Work to complete ->
Write out the entire listing below exactly, with the pictures left out.

Dataset content ->
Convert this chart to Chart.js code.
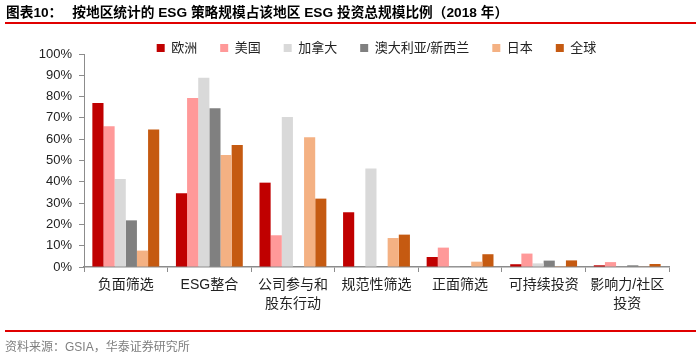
<!DOCTYPE html>
<html>
<head>
<meta charset="utf-8">
<script src="https://cdn.jsdelivr.net/npm/chart.js@4/dist/chart.umd.min.js"></script>
<style>
  html, body { margin: 0; padding: 0; background: #fff; }
  #wrap { position: relative; width: 700px; height: 357px; overflow: hidden; }
  #c { position: absolute; left: 0; top: 0; }
  .title { position: absolute; left: 6px; top: 3px; font: bold 13.7px "Liberation Sans", "Noto Sans CJK SC", sans-serif; color: #000; white-space: nowrap; line-height: 20px; }
  .title .lab { margin-right: 10px; }
  .rule { position: absolute; left: 5px; width: 691px; height: 2px; background: #e00000; }
  .src { position: absolute; left: 5px; top: 338px; font: 12px "Liberation Sans", "Noto Sans CJK SC", sans-serif; color: #7f7f7f; white-space: nowrap; line-height: 18px; }
</style>
</head>
<body>
<div id="wrap">
  <canvas id="c" width="700" height="357"></canvas>
  <div class="title"><span class="lab">图表10：</span>按地区统计的 ESG 策略规模占该地区 ESG 投资总规模比例（2018 年）</div>
  <div class="rule" style="top:22px"></div>
  <div class="rule" style="top:330px"></div>
  <div class="src">资料来源：GSIA，华泰证券研究所</div>
</div>
<script>
const categories = [['负面筛选'], ['ESG整合'], ['公司参与和', '股东行动'], ['规范性筛选'], ['正面筛选'], ['可持续投资'], ['影响力/社区', '投资']];
const seriesNames = ['欧洲', '美国', '加拿大', '澳大利亚/新西兰', '日本', '全球'];
const europe    = [77.0, 34.6, 39.6, 25.7, 4.7, 1.3, 0.8];
const usa       = [66.1, 79.3, 14.9, 0,    9.1, 6.3, 2.3];
const canada    = [41.3, 88.9, 70.4, 46.3, 0.3, 1.7, 0.2];
const australia = [21.9, 74.5, 0,    0,    0.3, 3.0, 0.8];
const japan     = [7.7,  52.6, 60.9, 13.6, 2.5, 0.4, 0.3];
const world     = [64.6, 57.3, 32.1, 15.2, 6.0, 3.1, 1.4];
const yTicks = [0, 10, 20, 30, 40, 50, 60, 70, 80, 90, 100];

const colors = ['#C00000', '#FF9999', '#D9D9D9', '#808080', '#F4B183', '#C55A11'];
const allData = [europe, usa, canada, australia, japan, world];

const FONT = '"Liberation Sans", "Noto Sans CJK SC", sans-serif';

new Chart(document.getElementById('c'), {
  type: 'bar',
  data: {
    labels: categories,
    datasets: seriesNames.map((n, i) => ({
      label: n,
      data: allData[i],
      backgroundColor: colors[i],
      borderWidth: 0,
      categoryPercentage: 0.8,
      barPercentage: 1.0
    }))
  },
  options: {
    responsive: false,
    animation: false,
    devicePixelRatio: 1,
    layout: { padding: { top: 18.5, right: 31, bottom: 0, left: 0 } },
    plugins: {
      legend: {
        position: 'top',
        fullSize: false,
        maxHeight: 35.5,
        labels: {
          boxWidth: 8, boxHeight: 8, padding: 23,
          color: '#222',
          font: { size: 13, family: FONT }
        }
      },
      tooltip: { enabled: false }
    },
    scales: {
      x: {
        offset: true,
        grid: { display: true, drawOnChartArea: false, offset: true, tickLength: 5, color: '#8c8c8c' },
        border: { display: true, color: '#8c8c8c', width: 1.5 },
        ticks: { color: '#222', padding: 3, maxRotation: 0, autoSkip: false, font: { size: 14, family: FONT, lineHeight: 1.38 } },
        afterFit: s => { s.height = 90; }
      },
      y: {
        min: 0, max: 100,
        afterBuildTicks: s => { s.ticks = yTicks.map(v => ({ value: v })); },
        grid: { display: true, drawOnChartArea: false, tickLength: 5, color: '#8c8c8c' },
        border: { display: true, color: '#8c8c8c', width: 1 },
        ticks: { color: '#222', padding: 7, font: { size: 13, family: FONT }, callback: v => v + '%' },
        afterFit: s => { s.width = 84; }
      }
    }
  }
});
</script>
</body>
</html>
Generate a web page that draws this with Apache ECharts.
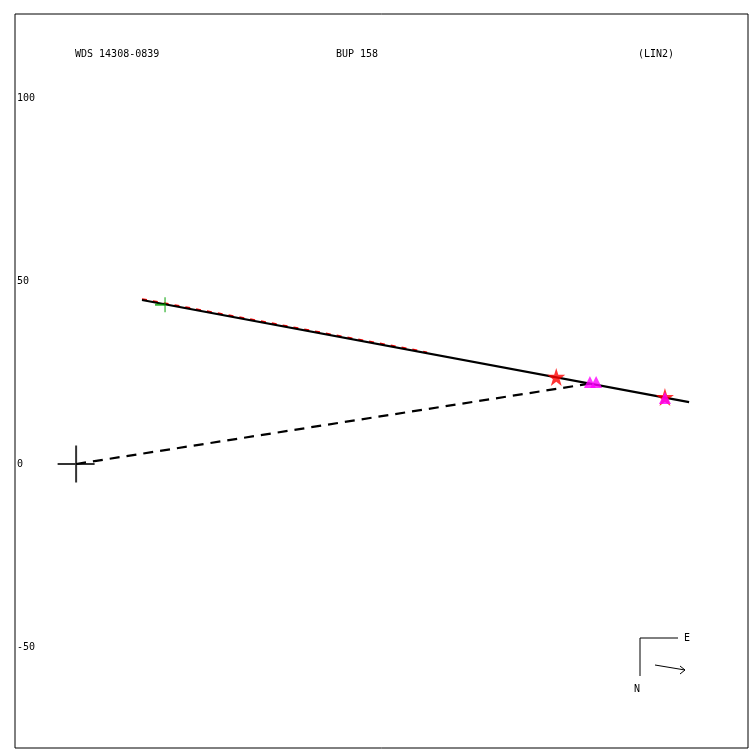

Solution for this exercise ->
Convert this chart to Chart.js code.
<!DOCTYPE html>
<html>
<head>
<meta charset="utf-8">
<script src="https://cdn.jsdelivr.net/npm/chart.js@4/dist/chart.umd.min.js"></script>
<style>
  html, body { margin: 0; padding: 0; background: #fff; }
  #wrap { position: relative; width: 700px; height: 357px; overflow: hidden; }
  #c { position: absolute; left: 0; top: 0; }
  .title { position: absolute; left: 6px; top: 3px; font: bold 13.7px "Liberation Sans", "Noto Sans CJK SC", sans-serif; color: #000; white-space: nowrap; line-height: 20px; }
  .title .lab { margin-right: 10px; }
  .rule { position: absolute; left: 5px; width: 691px; height: 2px; background: #e00000; }
  .src { position: absolute; left: 5px; top: 338px; font: 12px "Liberation Sans", "Noto Sans CJK SC", sans-serif; color: #7f7f7f; white-space: nowrap; line-height: 18px; }
</style>
</head>
<body>
<div id="wrap">
  <canvas id="c" width="700" height="357"></canvas>
  <div class="title"><span class="lab">图表10：</span>按地区统计的 ESG 策略规模占该地区 ESG 投资总规模比例（2018 年）</div>
  <div class="rule" style="top:22px"></div>
  <div class="rule" style="top:330px"></div>
  <div class="src">资料来源：GSIA，华泰证券研究所</div>
</div>
<script>
const categories = [['负面筛选'], ['ESG整合'], ['公司参与和', '股东行动'], ['规范性筛选'], ['正面筛选'], ['可持续投资'], ['影响力/社区', '投资']];
const seriesNames = ['欧洲', '美国', '加拿大', '澳大利亚/新西兰', '日本', '全球'];
const europe    = [77.0, 34.6, 39.6, 25.7, 4.7, 1.3, 0.8];
const usa       = [66.1, 79.3, 14.9, 0,    9.1, 6.3, 2.3];
const canada    = [41.3, 88.9, 70.4, 46.3, 0.3, 1.7, 0.2];
const australia = [21.9, 74.5, 0,    0,    0.3, 3.0, 0.8];
const japan     = [7.7,  52.6, 60.9, 13.6, 2.5, 0.4, 0.3];
const world     = [64.6, 57.3, 32.1, 15.2, 6.0, 3.1, 1.4];
const yTicks = [0, 10, 20, 30, 40, 50, 60, 70, 80, 90, 100];

const colors = ['#C00000', '#FF9999', '#D9D9D9', '#808080', '#F4B183', '#C55A11'];
const allData = [europe, usa, canada, australia, japan, world];

const FONT = '"Liberation Sans", "Noto Sans CJK SC", sans-serif';

new Chart(document.getElementById('c'), {
  type: 'bar',
  data: {
    labels: categories,
    datasets: seriesNames.map((n, i) => ({
      label: n,
      data: allData[i],
      backgroundColor: colors[i],
      borderWidth: 0,
      categoryPercentage: 0.8,
      barPercentage: 1.0
    }))
  },
  options: {
    responsive: false,
    animation: false,
    devicePixelRatio: 1,
    layout: { padding: { top: 18.5, right: 31, bottom: 0, left: 0 } },
    plugins: {
      legend: {
        position: 'top',
        fullSize: false,
        maxHeight: 35.5,
        labels: {
          boxWidth: 8, boxHeight: 8, padding: 23,
          color: '#222',
          font: { size: 13, family: FONT }
        }
      },
      tooltip: { enabled: false }
    },
    scales: {
      x: {
        offset: true,
        grid: { display: true, drawOnChartArea: false, offset: true, tickLength: 5, color: '#8c8c8c' },
        border: { display: true, color: '#8c8c8c', width: 1.5 },
        ticks: { color: '#222', padding: 3, maxRotation: 0, autoSkip: false, font: { size: 14, family: FONT, lineHeight: 1.38 } },
        afterFit: s => { s.height = 90; }
      },
      y: {
        min: 0, max: 100,
        afterBuildTicks: s => { s.ticks = yTicks.map(v => ({ value: v })); },
        grid: { display: true, drawOnChartArea: false, tickLength: 5, color: '#8c8c8c' },
        border: { display: true, color: '#8c8c8c', width: 1 },
        ticks: { color: '#222', padding: 7, font: { size: 13, family: FONT }, callback: v => v + '%' },
        afterFit: s => { s.width = 84; }
      }
    }
  }
});
</script>
</body>
</html>
Generate a web page that draws this with Apache ECharts.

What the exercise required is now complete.